BRUSSELS (JTA) — A Belgian watchdog on anti-Semitism warned that the country’s public schools are becoming “Jew-free” zones because of harassment.

Joel Rubinfeld, president of the Belgian League Against Anti-Semitism, made the remark in an interview for the weekly Le Vif/L’Express published earlier this month. He revealed that the only Jewish student at the Emile Bockstael high school in Brussels left following harassment and threats from classmates after she posted a picture of an Israeli flag on Facebook.

The school “has become Judenfrei, there are no more Jewish students there,” Rubinfeld said, using the German-language term that the Nazis applied to locales which had been rendered “free of Jews.”

Rubinfeld also said that a growing number of parents are being forced to pull their children from public schools all over Belgium.

According to the weekly, the last Jewish student at Emile Bockstael, identified only as Sarah, posted a picture of herself holding the Belgian flag alongside the Israeli one in summer.
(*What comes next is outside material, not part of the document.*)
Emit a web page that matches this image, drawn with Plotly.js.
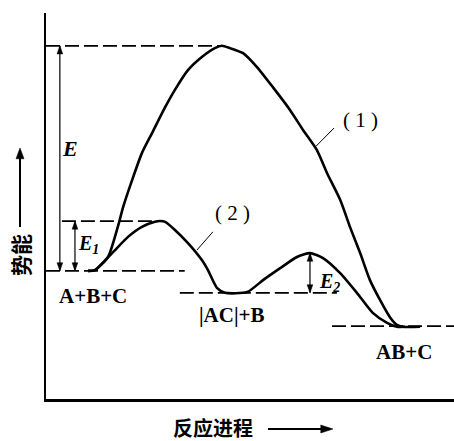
<!DOCTYPE html>
<html><head><meta charset="utf-8">
<script src="https://cdn.plot.ly/plotly-3.0.1.min.js"></script>
<style>html,body{margin:0;padding:0;background:#fff;}#chart{width:454px;height:441px;}</style>
</head><body><div id="chart"></div>
<script>
// Reaction progress (x, 0-100) and potential energy (y, 0-100)
const curve1X = [10.3,12.0,15.2,17.6,18.9,21.1,23.5,26.0,29.2,31.6,34.8,38.2,41.4,43.1,45.1,48.3,51.7,55.6,59.8,63.0,66.4,68.9,72.1,74.5,77.0,79.4,81.9,84.3,86.0,87.5,91.7];
const curve1Y = [33.2,33.4,36.8,44.6,49.7,56.7,63.7,68.9,75.6,80.1,85.2,88.6,90.9,91.5,90.9,89.6,86.0,80.8,74.9,69.7,64.5,58.5,51.6,44.6,37.8,30.8,25.6,21.2,19.2,18.7,18.7];
const curve2X = [10.3,12.0,16.2,20.1,23.5,26.7,27.9,29.2,31.6,34.8,38.2,39.7,41.9,43.9,49.3,53.2,57.4,61.5,64.7,67.9,72.1,76.2,80.1,83.6,86.0,88.0];
const curve2Y = [33.2,33.4,37.8,42.0,44.6,45.9,46.1,45.9,43.8,40.4,36.0,33.4,28.8,27.5,27.7,30.8,33.9,36.8,37.8,36.5,32.6,27.5,22.3,19.7,18.7,18.7];

// Energy levels (dashed guide lines)
const levelNames = ['E peak','E1 peak','A+B+C','[AC]+B','AB+C'];
const levelY  = [91.5, 46.1, 33.2, 27.5, 18.9];
const levelX0 = [0, 3.9, 0, 32.8, 70.1];
const levelX1 = [43.1, 28.0, 34.0, 71.3, 100];

// Energy-difference arrows
const arrowNames = ['E','E<sub>1</sub>','E<sub>2</sub>'];
const arrowX    = [3.4, 7.1, 64.7];
const arrowYTop = [91.5, 46.1, 37.8];
const arrowYBot = [33.2, 33.2, 27.5];
const arrowLabelX = [5.9, 10.3, 69.4];
const arrowLabelY = [65.0, 39.9, 30.1];

// Text labels
const labelText = ['A+B+C','|AC|+B','AB+C'];
const labelX = [11.5, 45.6, 87.7];
const labelY = [26.7, 21.8, 12.2];

const curveNames = ['( 1 )','( 2 )'];
const curveLabelX = [77.0, 45.8];
const curveLabelY = [72.3, 48.2];
const leaderX0 = [66.2, 37.0], leaderY0 = [65.5, 38.6];
const leaderX1 = [70.6, 40.9], leaderY1 = [70.2, 43.3];

const axisTitleX = '反应进程';
const axisTitleY = '势能';

const serif = 'Liberation Serif, Times New Roman, serif';
const cjk = 'Noto Sans CJK SC';

const traces = [
  {x: curve1X, y: curve1Y, mode:'lines', line:{color:'#000', width:2.6, shape:'spline', smoothing:0.6}, name:'(1)', hoverinfo:'skip'},
  {x: curve2X, y: curve2Y, mode:'lines', line:{color:'#000', width:2.6, shape:'spline', smoothing:0.6}, name:'(2)', hoverinfo:'skip'}
];

const shapes = [];
levelY.forEach((y,i)=>{
  shapes.push({type:'line', xref:'x', yref:'y', x0:levelX0[i], x1:levelX1[i], y0:y, y1:y,
    line:{color:'#000', width:1.8, dash:'14px,5px'}});
});
leaderX0.forEach((x,i)=>{
  shapes.push({type:'line', xref:'x', yref:'y', x0:x, y0:leaderY0[i], x1:leaderX1[i], y1:leaderY1[i],
    line:{color:'#000', width:1}});
});
// vertical double arrows (data units: head length hl in y, half width hw in x)
const hl = 2.1, hw = 0.7;
arrowX.forEach((x,i)=>{
  const t = arrowYTop[i], b = arrowYBot[i];
  shapes.push({type:'line', xref:'x', yref:'y', x0:x, x1:x, y0:b, y1:t, line:{color:'#000', width:1.2}});
  shapes.push({type:'path', xref:'x', yref:'y', path:`M ${x} ${t} L ${x-hw} ${t-hl} L ${x+hw} ${t-hl} Z`,
    fillcolor:'#000', line:{color:'#000', width:0.5}});
  shapes.push({type:'path', xref:'x', yref:'y', path:`M ${x} ${b} L ${x-hw} ${b+hl} L ${x+hw} ${b+hl} Z`,
    fillcolor:'#000', line:{color:'#000', width:0.5}});
});
// axis-title arrows (paper units)
const yArrX = -0.0637, yArrY0 = 0.4456, yArrY1 = 0.6503;
shapes.push({type:'line', xref:'paper', yref:'paper', x0:yArrX, x1:yArrX, y0:yArrY0, y1:yArrY1-0.02, line:{color:'#000', width:2}});
shapes.push({type:'path', xref:'paper', yref:'paper', path:`M ${yArrX} ${yArrY1} L ${yArrX-0.0098} ${yArrY1-0.028} L ${yArrX+0.0098} ${yArrY1-0.028} Z`,
  fillcolor:'#000', line:{color:'#000', width:0.5}});
const xArrY = -0.0777, xArrX0 = 0.544, xArrX1 = 0.7034;
shapes.push({type:'line', xref:'paper', yref:'paper', x0:xArrX0, x1:xArrX1-0.02, y0:xArrY, y1:xArrY, line:{color:'#000', width:2}});
shapes.push({type:'path', xref:'paper', yref:'paper', path:`M ${xArrX1} ${xArrY} L ${xArrX1-0.03} ${xArrY-0.0104} L ${xArrX1-0.03} ${xArrY+0.0104} Z`,
  fillcolor:'#000', line:{color:'#000', width:0.5}});

const annotations = [];
arrowNames.forEach((t,i)=>{
  annotations.push({x:arrowLabelX[i], y:arrowLabelY[i], xref:'x', yref:'y', text:'<b><i>'+t+'</i></b>', showarrow:false,
    xanchor:'center', yanchor:'middle', font:{family:serif, size: i===0?22:20, color:'#000'}});
});
labelText.forEach((t,i)=>{
  annotations.push({x:labelX[i], y:labelY[i], xref:'x', yref:'y', text:'<b>'+t+'</b>', showarrow:false,
    xanchor:'center', yanchor:'middle', font:{family:serif, size:21, color:'#000'}});
});
curveNames.forEach((t,i)=>{
  annotations.push({x:curveLabelX[i], y:curveLabelY[i], xref:'x', yref:'y', text:t, showarrow:false,
    xanchor:'center', yanchor:'middle', font:{family:serif, size:21, color:'#000'}});
});
annotations.push({x:-0.064, y:0.373, xref:'paper', yref:'paper', text:'<b>'+axisTitleY+'</b>', textangle:-90, showarrow:false,
  xanchor:'center', yanchor:'middle', borderpad:0, font:{family:cjk, size:21, color:'#000'}});
annotations.push({x:0.41, y:-0.075, xref:'paper', yref:'paper', text:'<b>'+axisTitleX+'</b>', showarrow:false,
  xanchor:'center', yanchor:'middle', borderpad:0, font:{family:cjk, size:20, color:'#000'}});

const layout = {
  width:454, height:441,
  margin:{l:46, r:0, t:13, b:42, pad:0},
  paper_bgcolor:'#fff', plot_bgcolor:'#fff',
  showlegend:false,
  xaxis:{range:[0,100], showline:true, linewidth:2.5, linecolor:'#000', showgrid:false, zeroline:false,
    showticklabels:false, ticks:'', fixedrange:true},
  yaxis:{range:[0,100], showline:true, linewidth:2.5, linecolor:'#000', showgrid:false, zeroline:false,
    showticklabels:false, ticks:'', fixedrange:true},
  shapes: shapes,
  annotations: annotations
};
Plotly.newPlot('chart', traces, layout, {displayModeBar:false, staticPlot:true});
</script></body></html>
She received 288 abusive comments, including threats, on Facebook, also by classmates and other pupils she did not know.

In September, she began attending one of the Brussels region’s three major Jewish schools, but the harassment continued. On Sept. 10, she received a photo of a former classmate performing a Nazi salute telling her that she is missed.

Her parents, who have four children, pulled her two older twin brothers from public schools for similar reasons, the weekly reported. Only their eldest child was able to matriculate in a public school.
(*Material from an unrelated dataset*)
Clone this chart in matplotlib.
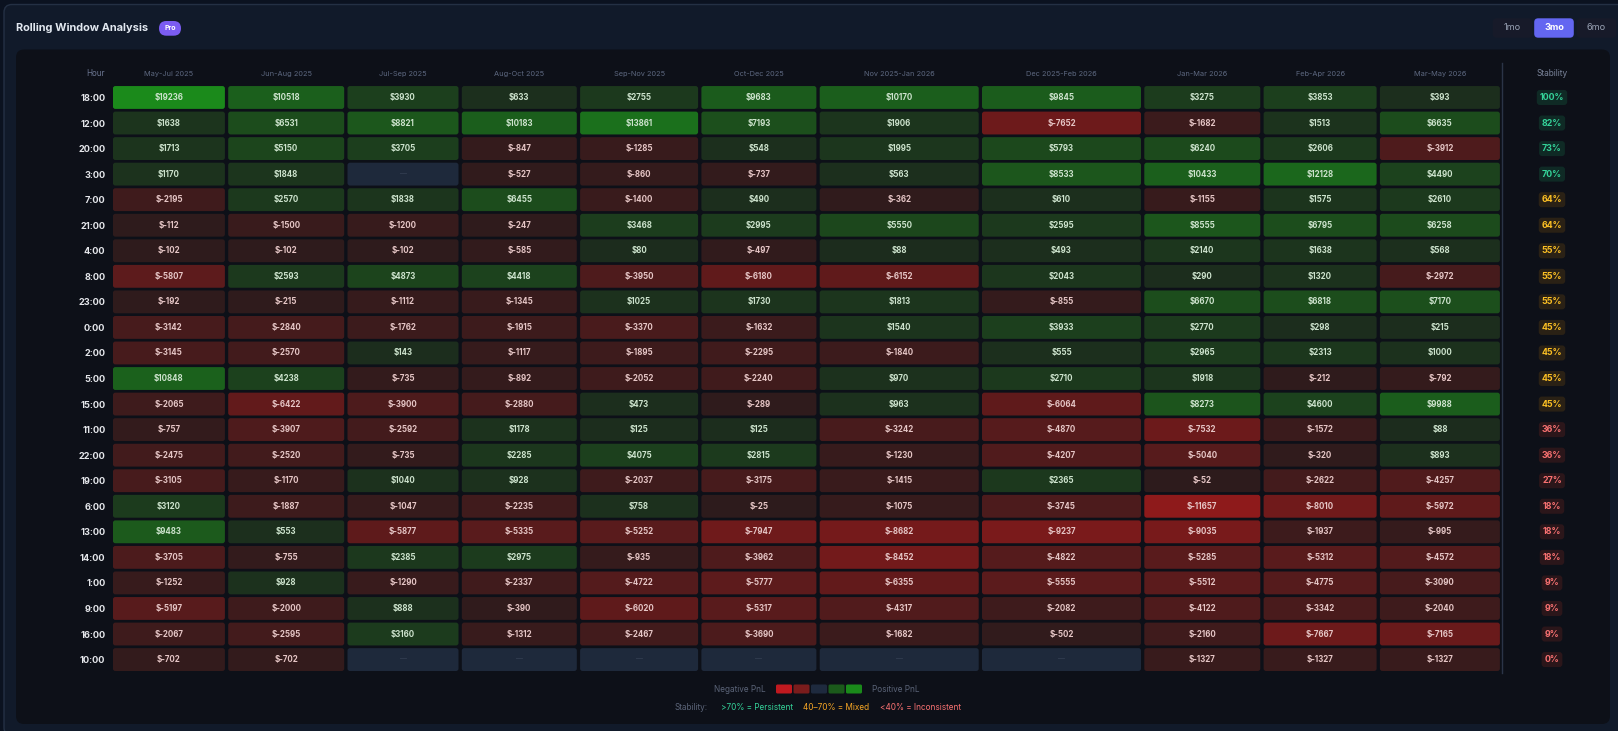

Last week, Menachem Margolin, an Israel-born rabbi who runs the European Jewish Association lobby group in Brussels, said certain members of European Jewish communities should be permitted to carry firearms to defend themselves against anti-Semitic attacks like the Jan. 7 slaying of four at a kosher supermarket near Paris.

On Monday, the CCOJB umbrella group of French-speaking Belgian Jews distanced itself from his call, saying in a statement that it “can only be explained by ignorance and panic.”